THE STABILITY PARADOX: A STUDY OF COGNITIVE DISSONANCE IN HIGH-LEVERAGE RETAIL RISK PREFERENCES
Abstract
This study aims to explore a widespread phenomenon among high-leverage retail investors in China’s futures market that can be termed a “stability paradox.” That is, investors express an extremely strong desire at the subjective level for “long-term stable profits” or even “financial freedom,” yet in actual trading they display highly risk-seeking behavior, such as taking oversized positions, stubbornly holding against the trend, and trading frequently. This behavioral pattern is characterized, in terms of mathematical expectation, by high variance and negative returns . Based on Huishang Futures Co., Ltd.’s 2019 client survey data (valid samples N = 773) and the “2021 National Futures Market Trader Status Survey Report” released by the China Futures Association (N = 6034), this paper adopts a mixed-methods approach that combines quantitative statistics and qualitative textual analysis to examine in depth the psychological mechanisms behind this “knowing–doing gap.”

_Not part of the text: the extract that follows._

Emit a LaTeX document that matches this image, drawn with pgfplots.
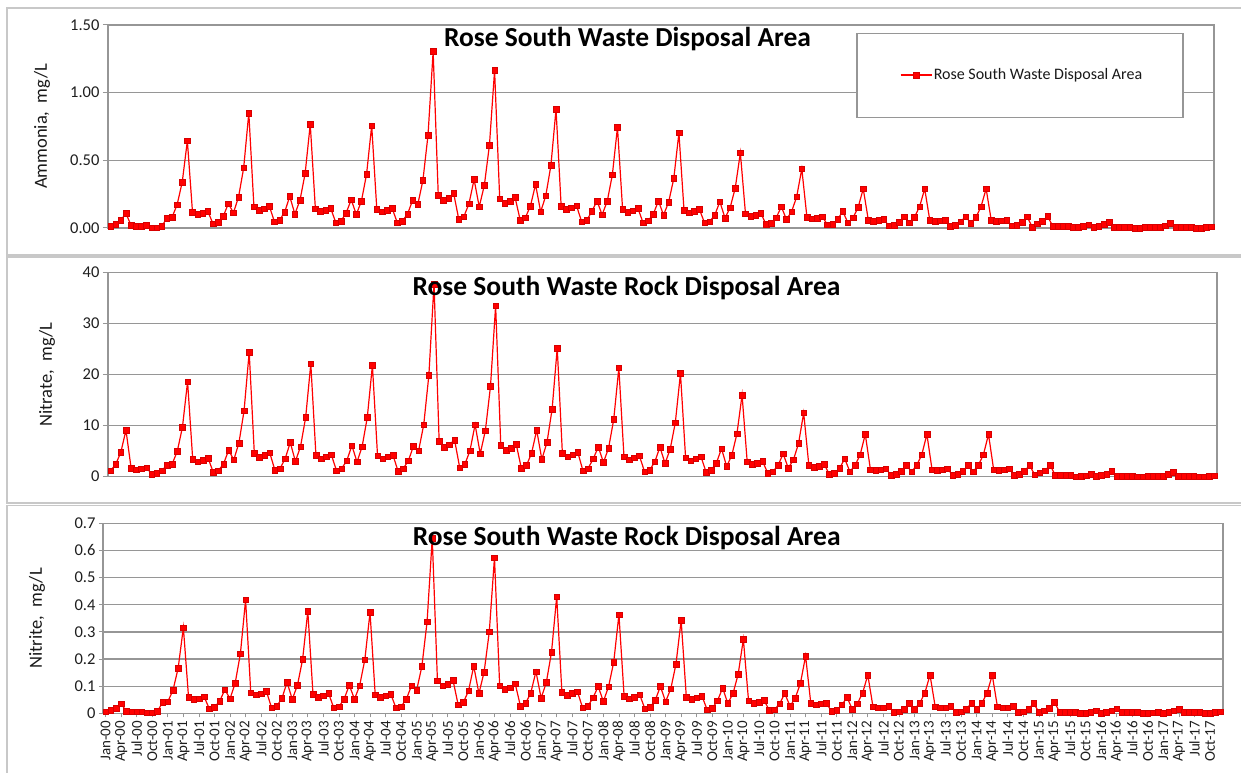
\documentclass[border=0pt]{standalone}
\usepackage{fontspec}
\setmainfont{Carlito}
\usepackage{pgfplots}
\usepackage{pgfplotstable}
\pgfplotsset{compat=1.18}

\definecolor{seriesred}{RGB}{255,0,0}
\definecolor{markedge}{RGB}{215,0,0}
\definecolor{gridgray}{RGB}{150,150,150}
\definecolor{framegray}{RGB}{200,200,200}
\definecolor{ticktext}{RGB}{30,30,30}

% Monthly results, index 0 = Jan-00 ... 215 = Dec-17
\pgfplotstableread{
m v
0 0.012
1 0.030
2 0.057
3 0.108
4 0.020
5 0.015
6 0.015
7 0.020
8 0.003
9 0.003
10 0.012
11 0.074
12 0.079
13 0.172
14 0.340
15 0.644
16 0.118
17 0.100
18 0.110
19 0.123
20 0.032
21 0.042
22 0.086
23 0.180
24 0.113
25 0.229
26 0.445
27 0.850
28 0.157
29 0.133
30 0.143
31 0.162
32 0.047
33 0.057
34 0.118
35 0.233
36 0.103
37 0.206
38 0.403
39 0.767
40 0.143
41 0.123
42 0.133
43 0.145
44 0.039
45 0.052
46 0.110
47 0.209
48 0.100
49 0.200
50 0.398
51 0.757
52 0.138
53 0.120
54 0.130
55 0.145
56 0.039
57 0.052
58 0.103
59 0.206
60 0.174
61 0.351
62 0.686
63 1.305
64 0.243
65 0.206
66 0.221
67 0.258
68 0.066
69 0.084
70 0.180
71 0.359
72 0.157
73 0.315
74 0.614
75 1.165
76 0.216
77 0.184
78 0.199
79 0.226
80 0.059
81 0.076
82 0.162
83 0.322
84 0.120
85 0.238
86 0.462
87 0.877
88 0.162
89 0.138
90 0.150
91 0.165
92 0.047
93 0.057
94 0.123
95 0.200
96 0.098
97 0.197
98 0.393
99 0.744
100 0.138
101 0.118
102 0.128
103 0.145
104 0.039
105 0.054
106 0.103
107 0.200
108 0.096
109 0.192
110 0.366
111 0.703
112 0.130
113 0.113
114 0.125
115 0.138
116 0.039
117 0.047
118 0.096
119 0.194
120 0.074
121 0.150
122 0.295
123 0.555
124 0.106
125 0.088
126 0.096
127 0.110
128 0.027
129 0.037
130 0.076
131 0.157
132 0.064
133 0.120
134 0.231
135 0.437
136 0.081
137 0.069
138 0.074
139 0.084
140 0.025
141 0.027
142 0.064
143 0.123
144 0.039
145 0.076
146 0.152
147 0.290
148 0.057
149 0.052
150 0.057
151 0.064
152 0.017
153 0.020
154 0.044
155 0.084
156 0.039
157 0.081
158 0.157
159 0.290
160 0.057
161 0.052
162 0.054
163 0.057
164 0.015
165 0.020
166 0.047
167 0.084
168 0.037
169 0.079
170 0.157
171 0.290
172 0.057
173 0.049
174 0.054
175 0.057
176 0.017
177 0.022
178 0.044
179 0.084
180 0.007
181 0.032
182 0.052
183 0.086
184 0.015
185 0.015
186 0.015
187 0.015
188 0.005
189 0.005
190 0.015
191 0.025
192 0.005
193 0.012
194 0.027
195 0.042
196 0.005
197 0.005
198 0.005
199 0.005
200 0.000
201 0.000
202 0.007
203 0.007
204 0.005
205 0.005
206 0.017
207 0.034
208 0.005
209 0.005
210 0.005
211 0.005
212 0.000
213 0.000
214 0.005
215 0.010
}\ammonia

\pgfplotstableread{
m v
0 1.2
1 2.4
2 4.8
3 9.1
4 1.7
5 1.4
6 1.6
7 1.8
8 0.5
9 0.7
10 1.2
11 2.3
12 2.5
13 5.0
14 9.7
15 18.6
16 3.4
17 2.9
18 3.2
19 3.6
20 0.9
21 1.2
22 2.5
23 5.2
24 3.3
25 6.6
26 12.9
27 24.4
28 4.6
29 3.8
30 4.2
31 4.7
32 1.3
33 1.6
34 3.5
35 6.7
36 3.0
37 5.9
38 11.6
39 22.1
40 4.2
41 3.5
42 3.9
43 4.3
44 1.2
45 1.6
46 3.1
47 6.1
48 2.9
49 5.9
50 11.6
51 21.8
52 4.1
53 3.5
54 3.9
55 4.2
56 1.1
57 1.6
58 3.1
59 6.0
60 5.1
61 10.2
62 19.9
63 37.7
64 6.9
65 5.8
66 6.3
67 7.2
68 1.8
69 2.4
70 5.1
71 10.2
72 4.5
73 9.0
74 17.7
75 33.5
76 6.2
77 5.2
78 5.6
79 6.4
80 1.7
81 2.2
82 4.6
83 9.1
84 3.4
85 6.7
86 13.2
87 25.2
88 4.6
89 3.9
90 4.3
91 4.8
92 1.2
93 1.6
94 3.5
95 5.8
96 2.8
97 5.6
98 11.2
99 21.3
100 3.9
101 3.3
102 3.7
103 4.1
104 1.0
105 1.3
106 2.9
107 5.8
108 2.6
109 5.4
110 10.6
111 20.2
112 3.7
113 3.1
114 3.5
115 3.9
116 0.9
117 1.3
118 2.7
119 5.5
120 2.0
121 4.2
122 8.4
123 16.0
124 2.9
125 2.4
126 2.6
127 3.0
128 0.7
129 1.0
130 2.2
131 4.5
132 1.7
133 3.3
134 6.5
135 12.5
136 2.3
137 1.9
138 2.1
139 2.4
140 0.5
141 0.7
142 1.7
143 3.5
144 1.0
145 2.2
146 4.3
147 8.3
148 1.4
149 1.3
150 1.4
151 1.6
152 0.3
153 0.5
154 1.1
155 2.2
156 1.0
157 2.2
158 4.3
159 8.3
160 1.4
161 1.3
162 1.4
163 1.6
164 0.3
165 0.5
166 1.1
167 2.2
168 1.0
169 2.2
170 4.3
171 8.3
172 1.4
173 1.3
174 1.4
175 1.6
176 0.3
177 0.5
178 1.1
179 2.2
180 0.4
181 0.8
182 1.2
183 2.3
184 0.3
185 0.3
186 0.3
187 0.3
188 0.0
189 0.1
190 0.2
191 0.5
192 0.1
193 0.3
194 0.5
195 1.1
196 0.1
197 0.1
198 0.1
199 0.1
200 0.0
201 0.0
202 0.1
203 0.1
204 0.1
205 0.1
206 0.5
207 0.9
208 0.1
209 0.1
210 0.1
211 0.1
212 0.0
213 0.0
214 0.1
215 0.2
}\nitrate

\pgfplotstableread{
m v
0 0.006
1 0.011
2 0.018
3 0.036
4 0.007
5 0.006
6 0.006
7 0.006
8 0.002
9 0.002
10 0.007
11 0.041
12 0.043
13 0.085
14 0.167
15 0.316
16 0.059
17 0.052
18 0.054
19 0.061
20 0.017
21 0.022
22 0.045
23 0.087
24 0.054
25 0.112
26 0.220
27 0.418
28 0.076
29 0.068
30 0.072
31 0.082
32 0.021
33 0.026
34 0.055
35 0.114
36 0.052
37 0.103
38 0.199
39 0.376
40 0.070
41 0.060
42 0.065
43 0.074
44 0.020
45 0.025
46 0.052
47 0.104
48 0.052
49 0.102
50 0.198
51 0.372
52 0.068
53 0.059
54 0.065
55 0.071
56 0.020
57 0.025
58 0.052
59 0.102
60 0.086
61 0.173
62 0.337
63 0.645
64 0.120
65 0.101
66 0.108
67 0.122
68 0.031
69 0.040
70 0.083
71 0.174
72 0.073
73 0.152
74 0.300
75 0.574
76 0.102
77 0.089
78 0.095
79 0.109
80 0.027
81 0.037
82 0.075
83 0.154
84 0.056
85 0.114
86 0.225
87 0.430
88 0.078
89 0.067
90 0.073
91 0.080
92 0.020
93 0.026
94 0.057
95 0.099
96 0.044
97 0.098
98 0.189
99 0.364
100 0.064
101 0.054
102 0.060
103 0.069
104 0.017
105 0.022
106 0.048
107 0.099
108 0.043
109 0.090
110 0.181
111 0.343
112 0.060
113 0.052
114 0.057
115 0.064
116 0.014
117 0.019
118 0.046
119 0.093
120 0.037
121 0.073
122 0.144
123 0.273
124 0.046
125 0.038
126 0.042
127 0.048
128 0.011
129 0.014
130 0.036
131 0.073
132 0.026
133 0.056
134 0.110
135 0.211
136 0.038
137 0.031
138 0.035
139 0.038
140 0.007
141 0.011
142 0.031
143 0.059
144 0.015
145 0.036
146 0.075
147 0.141
148 0.024
149 0.020
150 0.021
151 0.026
152 0.005
153 0.006
154 0.016
155 0.037
156 0.016
157 0.037
158 0.075
159 0.141
160 0.024
161 0.020
162 0.021
163 0.026
164 0.005
165 0.006
166 0.016
167 0.037
168 0.016
169 0.037
170 0.075
171 0.141
172 0.024
173 0.020
174 0.021
175 0.026
176 0.005
177 0.006
178 0.016
179 0.037
180 0.004
181 0.010
182 0.019
183 0.040
184 0.005
185 0.005
186 0.005
187 0.005
188 0.001
189 0.001
190 0.004
191 0.009
192 0.001
193 0.004
194 0.009
195 0.017
196 0.004
197 0.004
198 0.004
199 0.004
200 0.001
201 0.001
202 0.002
203 0.004
204 0.001
205 0.005
206 0.009
207 0.016
208 0.004
209 0.004
210 0.004
211 0.004
212 0.001
213 0.001
214 0.004
215 0.006
}\nitrite

\pgfplotsset{
  panel/.style={
    scale only axis, anchor=south west, clip=false,
    xmin=-0.5, xmax=215.5, ymin=0,
    axis line style={gridgray, line width=1.3pt},
    ymajorgrids, major grid style={gridgray, line width=1.3pt},
    tick style={gridgray, line width=1pt},
    major tick length=5pt, tick align=outside,
    ytick pos=left, xtick pos=bottom,
    yticklabel style={font=\fontsize{16.5}{18}\selectfont, text=ticktext,
      /pgf/number format/assume math mode=true},
    ylabel style={font=\fontsize{18.5}{20}\selectfont, text=black!90, anchor=center},
  },
  rseries/.style={color=seriesred, line width=1.2pt, mark=square*, mark size=2.8pt,
    mark options={fill=seriesred, draw=markedge, line width=0.4pt}},
}

\begin{document}
\begin{tikzpicture}
\path[use as bounding box] (0pt,0pt) rectangle (1241pt,772pt);
\begin{scope}
\clip (0pt,0pt) rectangle (1241pt,772pt);
% chart area frames
\draw[framegray, line width=1.5pt] (7pt,764pt) rectangle (1260pt,517pt);
\draw[framegray, line width=1.5pt] (7pt,515pt) rectangle (1260pt,269pt);
\draw[framegray, line width=1.5pt] (7pt,266.5pt) rectangle (1260pt,-20pt);
\end{scope}

% Ammonia
\begin{axis}[panel, at={(108pt,544pt)}, width=1106pt, height=203pt,
  ymax=1.5, ytick={0,0.5,1,1.5}, xtick=\empty,
  yticklabel style={/pgf/number format/.cd, fixed, fixed zerofill, precision=2},
  ylabel={Ammonia,\ \ mg/L},
  ylabel style={at={(axis description cs:-0.0597,0.5)}},
  legend style={draw=none, fill=none, at={(rel axis cs:0.716,0.754)}, anchor=west,
    inner sep=0pt, font=\fontsize{16}{18}\selectfont, text=black!90,
    nodes={inner sep=1.5pt}},
  legend image code/.code={\draw[mark repeat=2, mark phase=2] plot coordinates {(0pt,0pt) (15.5pt,0pt) (31pt,0pt)};},
]
\draw[gridgray, line width=1.3pt, fill=white] (rel axis cs:0.6772,0.959) rectangle (rel axis cs:0.972,0.543);
\addplot[rseries] table[x=m, y=v] {\ammonia};
\addlegendentry{Rose South Waste Disposal Area}
\end{axis}

% Nitrate
\begin{axis}[panel, at={(108pt,295.3pt)}, width=1109pt, height=204.4pt,
  ymax=40, ytick={0,10,20,30,40}, xtick=\empty,
  ylabel={Nitrate,\ \ mg/L},
  ylabel style={at={(axis description cs:-0.055,0.5)}},
]
\addplot[rseries] table[x=m, y=v] {\nitrate};
\end{axis}

% Nitrite
\begin{axis}[panel, at={(103pt,58.7pt)}, width=1120pt, height=190pt,
  ymax=0.7, ytick={0,0.1,0.2,0.3,0.4,0.5,0.6,0.7},
  yticklabel style={/pgf/number format/.cd, fixed, precision=1},
  ylabel={Nitrite,\ \ mg/L},
  ylabel style={at={(axis description cs:-0.0589,0.5)}},
  xtick={0,3,...,213},
  xticklabels={Jan-00,Apr-00,Jul-00,Oct-00,Jan-01,Apr-01,Jul-01,Oct-01,Jan-02,Apr-02,Jul-02,Oct-02,
    Jan-03,Apr-03,Jul-03,Oct-03,Jan-04,Apr-04,Jul-04,Oct-04,Jan-05,Apr-05,Jul-05,Oct-05,
    Jan-06,Apr-06,Jul-06,Oct-06,Jan-07,Apr-07,Jul-07,Oct-07,Jan-08,Apr-08,Jul-08,Oct-08,
    Jan-09,Apr-09,Jul-09,Oct-09,Jan-10,Apr-10,Jul-10,Oct-10,Jan-11,Apr-11,Jul-11,Oct-11,
    Jan-12,Apr-12,Jul-12,Oct-12,Jan-13,Apr-13,Jul-13,Oct-13,Jan-14,Apr-14,Jul-14,Oct-14,
    Jan-15,Apr-15,Jul-15,Oct-15,Jan-16,Apr-16,Jul-16,Oct-16,Jan-17,Apr-17,Jul-17,Oct-17},
  xticklabel style={rotate=90, anchor=east, font=\fontsize{15}{16}\selectfont, text=ticktext},
  x tick style={gridgray, line width=0.8pt}, major tick length=4pt,
]
\addplot[rseries] table[x=m, y=v] {\nitrite};
\end{axis}

% panel titles
\node[anchor=base, font=\fontsize{27.5}{30}\selectfont\bfseries] at (627.5pt,725.3pt) {Rose South Waste Disposal Area};
\node[anchor=base, font=\fontsize{27.5}{30}\selectfont\bfseries] at (626.5pt,476.3pt) {Rose South Waste Rock Disposal Area};
\node[anchor=base, font=\fontsize{27.5}{30}\selectfont\bfseries] at (626.7pt,227pt) {Rose South Waste Rock Disposal Area};
\end{tikzpicture}
\end{document}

The study finds that 95.34% of respondents cognitively acknowledge that futures investing requires professional learning and strict rules. However, at the execution level, 46.05% of traders admit to “having a plan but being unable to execute it,” and 35.06% explicitly state that they “cannot stop loss in time.” Qualitative data further reveal that investors resort to “external attribution” (such as complaining about manipulation by large players or excessively high commissions) to alleviate the cognitive dissonance arising from violating their own trading discipline. This paper argues that high leverage not only amplifies asset price volatility but also greatly magnifies investors’ mental-accounting biases, causing them to fall into a vicious cycle of “pursuing (imagined) quick stability by adopting (in reality) extremely unstable strategies.”